When pressed, those who scribble or utter this shibboleth generally expand the universe of “climate scientist” to include anyone who is willing to go on record agreeing in return for being called one of the world’s leading climate scientists. Even if they are anthropology teaching assistants. Read on.

That is, they revert to the UN’s Intergovernmental Panel on Climate Change (IPCC), a collection of (as its name indicates) representatives appointed by governments, which itself appoints anthropology TAs, instructors in “the human dimension of environmental change” (bring own incense, please) and transport policy instructors, for example, to achieve great if still exaggerated (why is that necessary?) numbers of supporters who supposedly (but didn’t) write its proclamations? The IPCC’s “chief climate scientist” and chief “climatologist,” according to outlets like the New York Times and USA Today is, just for the record, actually a… railway engineer.

The piece continued quoting the Member of Congress it sought to defend:

“That is indisputable. And we have to do something about it.”

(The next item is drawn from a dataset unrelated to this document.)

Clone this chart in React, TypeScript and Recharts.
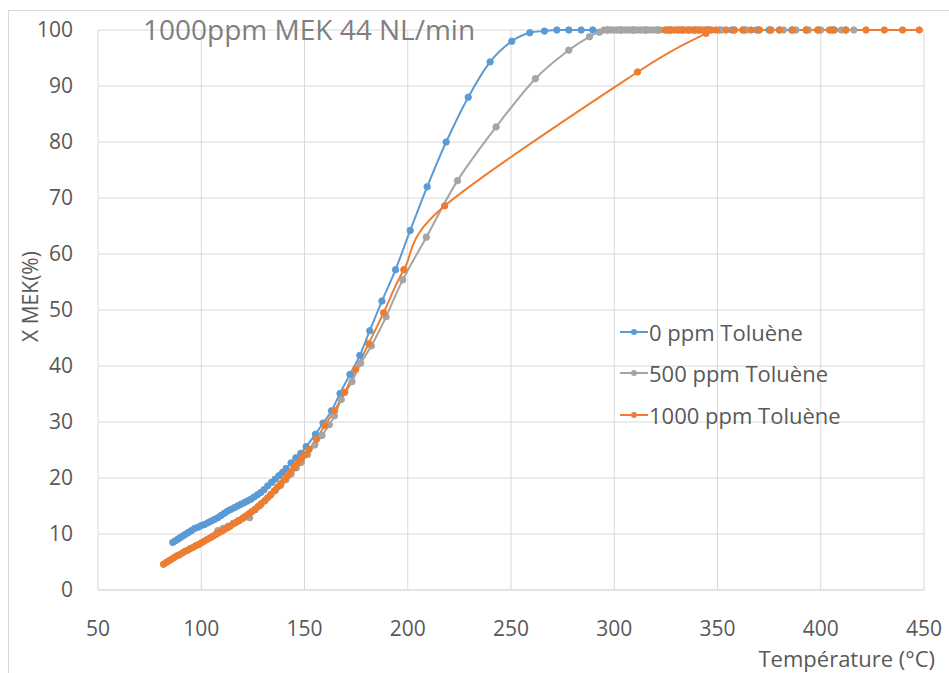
import { CartesianGrid, Legend, Line, LineChart, XAxis, YAxis } from 'recharts';

// 0 ppm toluene
const blueTemp = [
  86.2, 87.5, 88.8, 90.0, 91.3, 92.6, 93.9, 95.2, 96.8, 98.4, 100.0, 101.6, 103.2, 104.8, 106.4,
  108.0, 109.6, 111.2, 112.8, 114.4, 116.0, 117.6, 119.2, 120.8, 122.4, 124.0, 125.6, 127.2, 128.8,
  130.4, 132.2, 134.0, 135.8, 137.6, 139.4, 141.1, 143.5, 145.8, 148.2, 150.8, 155.3, 159.0, 163.1,
  167.2, 172.0, 176.8, 181.6, 187.5, 194.1, 201.2, 209.4, 218.6, 229.3, 239.9, 250.4, 259.1, 266.2,
  272.2, 278.0, 284.0, 289.6, 296.8, 303, 309, 315, 321, 327, 333, 339, 345, 351, 357, 363, 369, 375,
  380, 386, 393, 399, 406, 412,
];
const blueConv = [
  8.5, 8.8, 9.1, 9.4, 9.7, 10.0, 10.3, 10.6, 11.0, 11.2, 11.5, 11.7, 12.0, 12.3, 12.6,
  12.9, 13.3, 13.7, 14.1, 14.4, 14.7, 15.0, 15.3, 15.6, 15.9, 16.2, 16.6, 17.0, 17.4,
  17.9, 18.6, 19.2, 19.8, 20.4, 21.0, 21.7, 22.7, 23.6, 24.4, 25.6, 27.8, 29.8, 32.0,
  35.1, 38.5, 41.9, 46.3, 51.6, 57.2, 64.2, 72.0, 80.0, 88.0, 94.3, 98.0, 99.5, 99.8,
  100, 100, 100, 100, 100, 100, 100, 100, 100, 100, 100, 100, 100, 100, 100, 100, 100, 100,
  100, 100, 100, 100, 100, 100,
];

// 500 ppm toluene
const grayTemp = [
  108.0, 110.5, 113.0, 115.5, 118.0, 120.5, 123.4, 126.0, 128.5, 131.0, 133.5, 136.0, 138.5, 141.0,
  143.5, 146.0, 148.5, 151.5, 155.0, 158.5, 162.0, 164.5, 167.8, 173.0, 177.2, 182.4, 189.5, 197.6,
  209.0, 224.1, 242.8, 261.8, 278.0, 288.0, 292.8, 295.0, 296.5, 298.0, 299.5, 301.0, 302.5, 304.0,
  305.5, 307.0, 308.5, 310.0, 311.5, 313.0, 314.5, 316.0, 317.5, 319.0, 320.5, 322.0, 326, 331, 336,
  341, 346, 352, 358, 364, 370, 376, 382, 388, 394, 400, 405, 410, 416,
];
const grayConv = [
  10.6, 11.0, 11.4, 11.9, 12.4, 12.9, 12.9, 14.3, 15.1, 16.0, 16.9, 17.8, 18.7, 19.7,
  20.7, 21.8, 22.8, 24.2, 25.9, 27.6, 29.5, 31.1, 34.0, 37.2, 40.5, 43.6, 48.8, 55.4,
  63.0, 73.1, 82.7, 91.3, 96.4, 98.8, 99.6, 100, 100, 100, 100, 100, 100, 100,
  100, 100, 100, 100, 100, 100, 100, 100, 100, 100, 100, 100, 100, 100, 100,
  100, 100, 100, 100, 100, 100, 100, 100, 100, 100, 100, 100, 100, 100,
];

// 1000 ppm toluene, heating ramp
const orangeTemp = [
  81.7, 83.0, 84.3, 85.6, 86.9, 88.2, 89.5, 90.8, 92.1, 93.4, 94.7, 96.0, 97.3, 98.6, 100.0,
  101.4, 102.8, 104.2, 105.6, 107.0, 108.4, 109.8, 111.2, 112.6, 114.0, 115.5, 117.0, 118.5, 120.0,
  121.5, 123.0, 124.5, 126.0, 127.5, 129.0, 130.6, 132.2, 133.8, 135.4, 137.0, 138.6, 140.2, 141.8,
  143.4, 145.0, 146.7, 148.4, 150.2, 152.2, 155.8, 159.8, 164.5, 169.5, 174.8, 181.1, 188.3, 198.1,
  217.9, 311.3, 344.4,
];
const orangeConv = [
  4.6, 4.9, 5.2, 5.5, 5.8, 6.1, 6.3, 6.6, 6.9, 7.1, 7.4, 7.6, 7.9, 8.1, 8.4,
  8.7, 9.0, 9.3, 9.6, 9.9, 10.2, 10.5, 10.8, 11.1, 11.4, 11.8, 12.1, 12.4, 12.8,
  13.2, 13.6, 14.0, 14.4, 14.9, 15.4, 15.9, 16.5, 17.1, 17.7, 18.4, 19.0, 19.7, 20.4,
  21.1, 21.9, 22.6, 23.4, 24.2, 25.1, 26.9, 29.4, 32.0, 35.3, 39.4, 44.0, 49.5, 57.2,
  68.6, 92.5, 99.4,
];
// 1000 ppm toluene, plateau
const orangeTailTemp = [
  324.5, 326.0, 327.5, 329.0, 330.5, 332.0, 333.5, 335.0, 336.5, 338.0, 339.5, 341.0, 342.5, 344.0,
  345.5, 347.0, 349.3, 354.2, 358.2, 362.2, 366.3, 370.3, 375.5, 380.0, 386.4, 392.9, 398.5, 404.2,
  406.6, 412.2, 421.9, 430.8, 439.6, 447.7,
];
const orangeTailConv = [
  100, 100, 100, 100, 100, 100, 100, 100, 100, 100, 100, 100, 100, 100,
  100, 100, 100, 100, 100, 100, 100, 100, 100, 100, 100, 100, 100, 100,
  100, 100, 100, 100, 100, 100,
];

const xTicks = [50, 100, 150, 200, 250, 300, 350, 400, 450];
const yTicks = [0, 10, 20, 30, 40, 50, 60, 70, 80, 90, 100];

const legendNames = ['0 ppm Toluène', '500 ppm Toluène', '1000 ppm Toluène'];
const colors = ['#5b9bd5', '#a5a5a5', '#ed7d31'];

const toPoints = (temps: number[], conv: number[]) => temps.map((t, i) => ({ t, x: conv[i] }));

const textColor = '#595959';
const font = '"Open Sans", sans-serif';

// spreadsheet-style smoothed line (uniform Catmull-Rom through the points)
const smoothCurve = (context: any) => {
  let pts: number[][] = [];
  return {
    areaStart() {},
    areaEnd() {},
    lineStart() {
      pts = [];
    },
    point(x: number, y: number) {
      pts.push([+x, +y]);
    },
    lineEnd() {
      const n = pts.length;
      if (!n) return;
      context.moveTo(pts[0][0], pts[0][1]);
      for (let i = 0; i < n - 1; i++) {
        const p0 = pts[Math.max(i - 1, 0)];
        const p1 = pts[i];
        const p2 = pts[i + 1];
        const p3 = pts[Math.min(i + 2, n - 1)];
        context.bezierCurveTo(
          p1[0] + (p2[0] - p0[0]) / 6,
          p1[1] + (p2[1] - p0[1]) / 6,
          p2[0] - (p3[0] - p1[0]) / 6,
          p2[1] - (p3[1] - p1[1]) / 6,
          p2[0],
          p2[1],
        );
      }
    },
  };
};

const LegendBox = () => (
  <div>
    {legendNames.map((name, i) => (
      <div key={name} style={{ display: 'flex', alignItems: 'center', height: 41.5 }}>
        <svg width={28} height={10}>
          <line x1={0} y1={5} x2={28} y2={5} stroke={colors[i]} strokeWidth={2} />
          <circle cx={14} cy={5} r={3} fill={colors[i]} />
        </svg>
        <span style={{ marginLeft: 1, fontSize: 22, color: textColor, fontFamily: font }}>{name}</span>
      </div>
    ))}
  </div>
);

const dotStyle = (c: string) => ({ r: 3.2, fill: c, stroke: c, strokeWidth: 1 });

export default function App() {
  return (
    <div style={{ position: 'relative', width: 949, height: 673, overflow: 'hidden', fontFamily: font, background: '#fff' }}>
      <style>{'body{margin:0;overflow:hidden}'}</style>
      <div
        style={{
          position: 'absolute', left: 8, top: 10, width: 1000, height: 1000,
          border: '1px solid #d9d9d9', pointerEvents: 'none',
        }}
      />
      <LineChart width={949} height={673} margin={{ top: 30, right: 25, bottom: 33, left: 0 }}>
        <CartesianGrid stroke="#d9d9d9" />
        <XAxis
          type="number"
          dataKey="t"
          domain={[50, 450]}
          ticks={xTicks}
          height={50}
          tickSize={0}
          tickMargin={31}
          tickLine={false}
          axisLine={{ stroke: '#d9d9d9' }}
          tick={{ fill: textColor, fontSize: 21 }}
        />
        <YAxis
          type="number"
          domain={[0, 100]}
          ticks={yTicks}
          width={98}
          tickSize={0}
          tickMargin={25}
          tickLine={false}
          axisLine={false}
          tick={{ fill: textColor, fontSize: 21 }}
        />
        <Legend
          layout="vertical"
          align="center"
          verticalAlign="middle"
          content={LegendBox}
          wrapperStyle={{ left: 620, top: 311, width: 280 }}
        />
        <Line
          data={toPoints(blueTemp, blueConv)}
          dataKey="x"
          name={legendNames[0]}
          type={smoothCurve}
          stroke={colors[0]}
          strokeWidth={2}
          dot={dotStyle(colors[0])}
          activeDot={false}
          isAnimationActive={false}
        />
        <Line
          data={toPoints(grayTemp, grayConv)}
          dataKey="x"
          name={legendNames[1]}
          type={smoothCurve}
          stroke={colors[1]}
          strokeWidth={2}
          dot={dotStyle(colors[1])}
          activeDot={false}
          isAnimationActive={false}
        />
        <Line
          data={toPoints(orangeTemp, orangeConv)}
          dataKey="x"
          name={legendNames[2]}
          type={smoothCurve}
          stroke={colors[2]}
          strokeWidth={2}
          dot={dotStyle(colors[2])}
          activeDot={false}
          isAnimationActive={false}
        />
        <Line
          data={toPoints(orangeTailTemp, orangeTailConv)}
          dataKey="x"
          name={legendNames[2] + ' '}
          type={smoothCurve}
          stroke={colors[2]}
          strokeWidth={2}
          dot={dotStyle(colors[2])}
          activeDot={false}
          isAnimationActive={false}
        />
      </LineChart>
      <div style={{ position: 'absolute', left: 143, top: 15, fontSize: 28, lineHeight: 1, color: '#7f7f7f', whiteSpace: 'nowrap' }}>
        1000ppm MEK 44 NL/min
      </div>
      <div style={{ position: 'absolute', right: 14, top: 647, fontSize: 22, lineHeight: 1, color: textColor, whiteSpace: 'nowrap' }}>
        Température (°C)
      </div>
      <div
        style={{
          position: 'absolute', left: -70, top: 286, width: 200, height: 21, fontSize: 21, lineHeight: 1,
          color: textColor, textAlign: 'center', transform: 'rotate(-90deg)', whiteSpace: 'nowrap',
        }}
      >
        X MEK(%)
      </div>
    </div>
  );
}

Except that it is highly disputed, so it must be disputable. Stop and ask: have I not heard great vitriol tossed at scientists who dispute, sign petitions arguing against — and even resign their lifelong membership in professional societies over — this indisputable truth? Have you heard about the Wikipedia gatekeeper now topic-banned from the site for his years of work altering the truth and smearing the many scientists and papers disputing its supposedly indisputable opposite (WSJ notes it nicely, here, subscription required)?

Why would these things be if the argument about man-made global warming isn’t disputable? Or, possibly, is that just a talking point to avoid dispute which, as the years have shown, the alarmists cannot make the case serially stated as fact throughout articles such as this one?

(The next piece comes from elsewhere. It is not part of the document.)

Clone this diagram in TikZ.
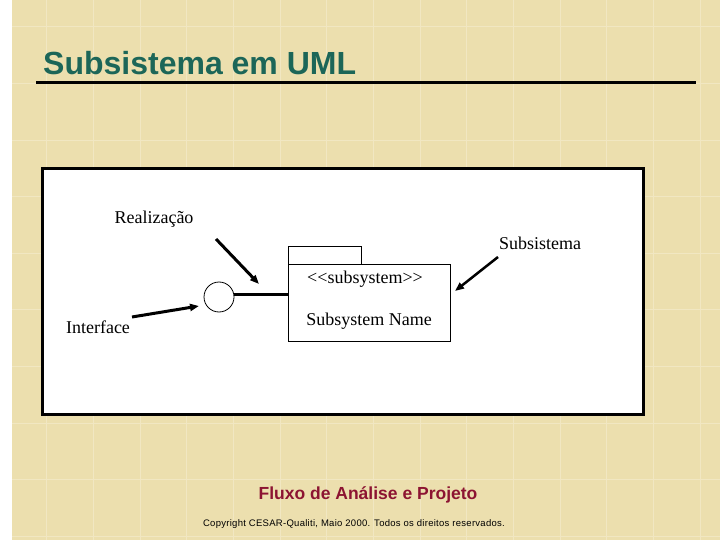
\documentclass[tikz,border=0pt]{standalone}
\usepackage{fontspec}
\setmainfont{Liberation Serif}
\newfontfamily\arialfont{Liberation Sans}
\newfontfamily\arialspaced[LetterSpace=3]{Liberation Sans}
\usetikzlibrary{arrows.meta}
\definecolor{bgbeige}{RGB}{236,223,174}
\definecolor{gridline}{RGB}{241,231,194}
\definecolor{titleteal}{RGB}{28,102,88}
\definecolor{footred}{RGB}{140,20,50}
\tikzset{
  lbl/.style={font=\fontsize{18}{20}\selectfont, inner sep=0pt},
  pointer/.style={line width=3pt, -{Triangle[length=9pt,width=7pt]}},
  pkg/.style={draw=black, line width=0.8pt, fill=white},
}
\begin{document}
\begin{tikzpicture}[x=1pt,y=-1pt]
\useasboundingbox (0,0) rectangle (720,540);
% background
\fill[white] (0,0) rectangle (720,540);
\fill[bgbeige] (12,0) rectangle (720,540);
\foreach \i in {1,...,15} {
  \draw[gridline, line width=0.9pt] ({700-46.67*(15-\i)},0) -- ({700-46.67*(15-\i)},540);
}
\foreach \j in {0,...,9} {
  \draw[gridline, line width=0.9pt] (12,{26.8+56.6*\j}) -- (720,{26.8+56.6*\j});
}
% title
\node[anchor=base west, inner sep=0pt, text=titleteal, font=\arialfont\bfseries\fontsize{32}{35}\selectfont] (title) at (43,75) {Subsistema em UML};
\draw[black, line width=3pt] (36,83) -- (696,83);
% white panel
\node[draw=black, line width=3pt, fill=white, minimum width=601pt, minimum height=246pt, anchor=north west, inner sep=0pt] (panel) at (41,167) {};
% labels
\node[lbl] (real) at (154,219) {Realização};
\node[lbl] (subs) at (540,243) {Subsistema};
\node[lbl] (iface) at (98,327) {Interface};
% package
\node[pkg, minimum width=73pt, minimum height=18pt, anchor=north west, inner sep=0pt] (tab) at (288,246) {};
\node[pkg, minimum width=162pt, minimum height=77pt, anchor=north west, inner sep=0pt] (body) at (288,264) {};
\node[lbl] (stereo) at (365,279) {{<}{<}subsystem{>}{>}};
\node[lbl] (name) at (369,321) {Subsystem Name};
% interface circle
\node[draw=black, line width=0.8pt, fill=white, circle, minimum size=30pt, inner sep=0pt] (circ) at (219,297) {};
\draw[line width=3pt] (circ.east |- 0,294) -- (body.west |- 0,294);
% pointer arrows
\coordinate (rs) at (216,239);
\coordinate (rt) at (259,284);
\coordinate (is) at (132,317);
\coordinate (it) at (199,306);
\coordinate (ss) at (498,257);
\coordinate (st) at (455,291);
\draw[pointer] (rs) -- (rt);
\draw[pointer] (is) -- (it);
\draw[pointer, line width=2.5pt] (ss) -- (st);
% footer
\node[text=footred, font=\arialfont\bfseries\fontsize{17.5}{20}\selectfont, inner sep=0pt] (foot) at (368,495) {Fluxo de Análise e Projeto};
\node[font=\arialspaced\fontsize{9.5}{11}\selectfont, inner sep=0pt] (copy) at (354,524) {Copyright CESAR-Qualiti, Maio 2000. Todos os direitos reservados.};
\end{tikzpicture}
\end{document}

Also unremarked was the salient point that nothing this congressman has ever voted for or voiced support for — meaning, not Kyoto, not cap-and-trade, not ‘green jobs’…nothing — would according to anyone ‘do something’, meaning, detectably impact the climate. So, frankly, it is rather unreasonable to conclude that the prescribed ‘do something’ remedies are in fact about the climate. See “ideological groups,” below.

The piece then adopted a different sort of advocacy, biased and selective characterization:

Groups that help support Tea Party candidates include climate change skepticism in their core message. Americans for Prosperity, a group founded and largely financed by oil industry interests,…

Of course, solar, wind and related industries underwrote the public affairs, lobbying and smear campaigns. In fact, they even teamed up with left-wing ideological groups who love the prescription (Team Soros over at Center for American Progress, plus the Rockefeller and other foundations). Oh, and oil and utility interests, who lead author Ed Markey (D-MA) even publicly thanked for dragging his bill over the finish line in the House. The article continued:

The oil, coal and utility industries have collectively spent $500 million just since the beginning of 2009 to lobby against legislation to address climate change and to defeat candidates, like Mr. Hill, who support it, according to a new analysis from the Center for American Progress Action Fund, a left-leaning advocacy group in Washington.

That’s as far as the reporter got into raising Team Soros, oddly. As a source for its information. But in fact, most of the money spent by such groups appears to have been spent writing and lobbying to pass their favored bill — quick, name an oil company which fought the Waxman-Markey cap-and-trade bill? You’d be wrong, and the utilities’ trade association Edison Electric Institute claimed to have helped craft the bill, which they helped pass the House. But that doesn’t fit the template of activist-journalists who channel “most climate scientists.”

Just as some do not understand that it’s the spending, stupid, largely driving public disgust with the political class, our media friends’ decline is largely attributable to such knee-jerk, unthoughtful bias, preening advocacy shrouded in the aura of objectivity.

Washington appears — appears — to be on its way to reform. Possibly the media can be fixed, too. Most Tea Partiers agree. Of course, I didn’t talk to most Tea Partiers, but I read a lot of my peers saying that. So it must be an indisputable truth.